* Start Recorded data *
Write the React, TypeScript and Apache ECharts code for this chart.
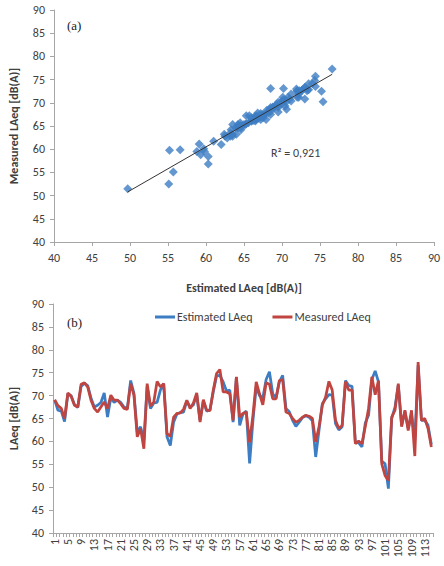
import React, { useEffect, useRef } from "react";
import * as echarts from "echarts";

// Estimated LAeq (blue) and Measured LAeq (red), one value per measurement 1..115
const estimated: number[] = [
  69.0, 66.8, 66.6, 64.3, 70.4, 70.0, 68.0, 67.4, 72.0, 72.7,
  72.2, 69.5, 67.5, 67.9, 68.5, 70.6, 65.3, 69.5, 68.5, 69.0,
  68.5, 67.5, 67.2, 73.3, 70.5, 62.0, 63.2, 60.3, 72.0, 67.2,
  68.4, 68.5, 71.2, 72.6, 61.0, 59.1, 64.2, 66.0, 66.3, 66.4,
  68.8, 67.5, 68.0, 70.2, 64.6, 68.8, 66.6, 66.9, 70.8, 74.3,
  74.4, 73.0, 71.0, 71.2, 64.2, 74.0, 63.5, 66.0, 66.6, 55.2,
  64.5, 71.9, 70.0, 69.5, 73.5, 75.2, 70.4, 69.5, 73.0, 74.4,
  67.2, 66.5, 64.6, 63.3, 64.2, 65.2, 65.6, 65.3, 64.5, 56.6,
  62.4, 68.2, 69.3, 70.2, 70.1, 63.9, 62.5, 63.2, 73.3, 72.2,
  72.0, 59.8, 59.7, 58.8, 64.0, 65.7, 73.5, 75.4, 73.0, 55.7,
  55.1, 49.7, 65.0, 67.5, 72.3, 63.5, 66.5, 62.8, 66.0, 60.3,
  76.6, 64.6, 64.6, 63.5, 59.3,
];
const measured: number[] = [
  69.1, 67.8, 67.2, 65.0, 70.6, 69.8, 67.9, 67.5, 72.5, 72.8,
  71.9, 69.0, 67.2, 66.4, 67.5, 68.6, 67.2, 70.1, 69.0, 69.0,
  68.2, 67.2, 67.0, 72.6, 70.1, 61.0, 62.8, 58.4, 72.6, 67.7,
  68.6, 73.1, 71.9, 72.6, 61.7, 61.1, 65.3, 66.1, 66.2, 67.0,
  69.0, 67.2, 68.4, 70.6, 64.2, 69.1, 66.8, 66.7, 71.2, 74.8,
  75.7, 70.8, 70.8, 70.4, 64.6, 74.1, 65.3, 66.1, 66.4, 59.8,
  65.7, 73.0, 70.4, 68.0, 72.8, 72.5, 69.3, 69.3, 73.3, 73.5,
  66.4, 66.1, 65.0, 64.2, 64.6, 65.3, 65.7, 65.5, 65.0, 59.9,
  63.2, 67.9, 69.7, 73.1, 71.2, 64.6, 62.8, 63.5, 73.0, 71.2,
  71.2, 59.5, 60.1, 59.5, 63.2, 67.2, 74.1, 70.2, 73.3, 55.1,
  52.5, 51.5, 65.3, 66.8, 72.6, 63.2, 66.8, 62.4, 66.8, 56.8,
  77.3, 64.6, 65.0, 62.8, 58.8,
];
const categories: string[] = estimated.map((_, i) => String(i + 1));
const seriesNames = ["Estimated LAeq", "Measured LAeq"];
const axisTitles = {
  ax: "Estimated LAeq [dB(A)]",
  ay: "Measured LAeq [dB(A)]",
  by: "LAeq [dB(A)]",
};
const r2Label = "R\u00B2 = 0,921";

const FONT = "Carlito, Lato, 'Liberation Sans', sans-serif";
const AXIS_COLOR = "#A6A6A6";
const LABEL_COLOR = "#404040";
const BLUE = "#3D7DC3";
const RED = "#C0443F";

export default function App() {
  const ref = useRef<HTMLDivElement>(null);
  useEffect(() => {
    if (!ref.current) return;
    const chart = echarts.init(ref.current, undefined, { renderer: "svg" });

    const pairs = estimated.map((e, i) => [e, measured[i]]);
    // least-squares trendline of measured on estimated
    const n = pairs.length;
    const mx = estimated.reduce((a, b) => a + b, 0) / n;
    const my = measured.reduce((a, b) => a + b, 0) / n;
    let sxy = 0;
    let sxx = 0;
    for (let i = 0; i < n; i++) {
      sxy += (estimated[i] - mx) * (measured[i] - my);
      sxx += (estimated[i] - mx) ** 2;
    }
    const slope = sxy / sxx;
    const icpt = my - slope * mx;
    const xmin = Math.min(...estimated);
    const xmax = Math.max(...estimated);
    const trend = [
      [xmin, icpt + slope * xmin],
      [xmax, icpt + slope * xmax],
    ];

    const valueAxisCommon = {
      type: "value" as const,
      min: 40,
      max: 90,
      interval: 5,
      splitLine: { show: false },
      axisLine: { show: true, lineStyle: { color: AXIS_COLOR, width: 1 } },
      axisTick: { show: true, length: 4, lineStyle: { color: AXIS_COLOR } },
      axisLabel: { color: LABEL_COLOR, fontFamily: FONT, fontSize: 12 },
    };
    const titleStyle = { color: LABEL_COLOR, fontFamily: FONT, fontSize: 12, fontWeight: "bold" };

    chart.setOption({
      animation: false,
      textStyle: { fontFamily: FONT },
      grid: [
        { left: 44, top: 10, width: 390, height: 232 },
        { left: 43, top: 304, width: 390, height: 229 },
      ],
      legend: {
        data: seriesNames,
        top: 306,
        left: 150,
        icon: "rect",
        itemWidth: 20,
        itemHeight: 3,
        itemGap: 20,
        textStyle: { color: LABEL_COLOR, fontFamily: FONT, fontSize: 12, padding: [0, 0, 0, -3] },
      },
      xAxis: [
        {
          ...valueAxisCommon,
          gridIndex: 0,
          axisLabel: { ...valueAxisCommon.axisLabel, margin: 10 },
          name: axisTitles.ax,
          nameLocation: "middle",
          nameGap: 40,
          nameTextStyle: titleStyle,
        },
        {
          type: "category",
          gridIndex: 1,
          data: categories,
          boundaryGap: true,
          axisLine: { show: true, lineStyle: { color: AXIS_COLOR, width: 1 } },
          axisTick: { show: true, interval: 0, length: 4, lineStyle: { color: AXIS_COLOR } },
          axisLabel: {
            interval: 3,
            rotate: 90,
            margin: 6,
            color: LABEL_COLOR,
            fontFamily: FONT,
            fontSize: 12,
          },
        },
      ],
      yAxis: [
        {
          ...valueAxisCommon,
          gridIndex: 0,
          axisLabel: { ...valueAxisCommon.axisLabel, margin: 9 },
          name: axisTitles.ay,
          nameLocation: "middle",
          nameGap: 34,
          nameTextStyle: titleStyle,
        },
        {
          ...valueAxisCommon,
          gridIndex: 1,
          axisLabel: { ...valueAxisCommon.axisLabel, margin: 9 },
          name: axisTitles.by,
          nameLocation: "middle",
          nameGap: 33,
          nameTextStyle: titleStyle,
        },
      ],
      series: [
        {
          type: "scatter",
          xAxisIndex: 0,
          yAxisIndex: 0,
          data: pairs,
          symbol: "diamond",
          symbolSize: 9,
          itemStyle: { color: BLUE },
          silent: true,
        },
        {
          type: "line",
          xAxisIndex: 0,
          yAxisIndex: 0,
          data: trend,
          showSymbol: false,
          lineStyle: { color: "#333333", width: 1 },
          silent: true,
          z: 3,
        },
        {
          name: seriesNames[0],
          type: "line",
          xAxisIndex: 1,
          yAxisIndex: 1,
          data: estimated,
          showSymbol: false,
          itemStyle: { color: BLUE },
          lineStyle: { color: BLUE, width: 2.75 },
        },
        {
          name: seriesNames[1],
          type: "line",
          xAxisIndex: 1,
          yAxisIndex: 1,
          data: measured,
          showSymbol: false,
          itemStyle: { color: RED },
          lineStyle: { color: RED, width: 2.75 },
        },
      ],
      graphic: [
        {
          type: "text",
          left: 67,
          top: 19,
          style: { text: "(a)", fill: "#222", font: "normal 400 13px 'Liberation Serif', serif" },
        },
        {
          type: "text",
          left: 67,
          top: 316,
          style: { text: "(b)", fill: "#222", font: "normal 400 13px 'Liberation Serif', serif" },
        },
        {
          type: "text",
          left: 271,
          top: 147,
          style: { text: r2Label, fill: LABEL_COLOR, font: `12px ${FONT}` },
        },
      ],
    });
    return () => chart.dispose();
  }, []);

  return (
    <div
      ref={ref}
      style={{ position: "fixed", left: 0, top: 0, width: 444, height: 566, background: "#fff" }}
    />
  );
}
* End Recorded data *
* [Work instructions] Which lines contain "React"? Show each of them.

* [Task result]
Write the React, TypeScript and Apache ECharts code for this chart.
import React, { useEffect, useRef } from "react";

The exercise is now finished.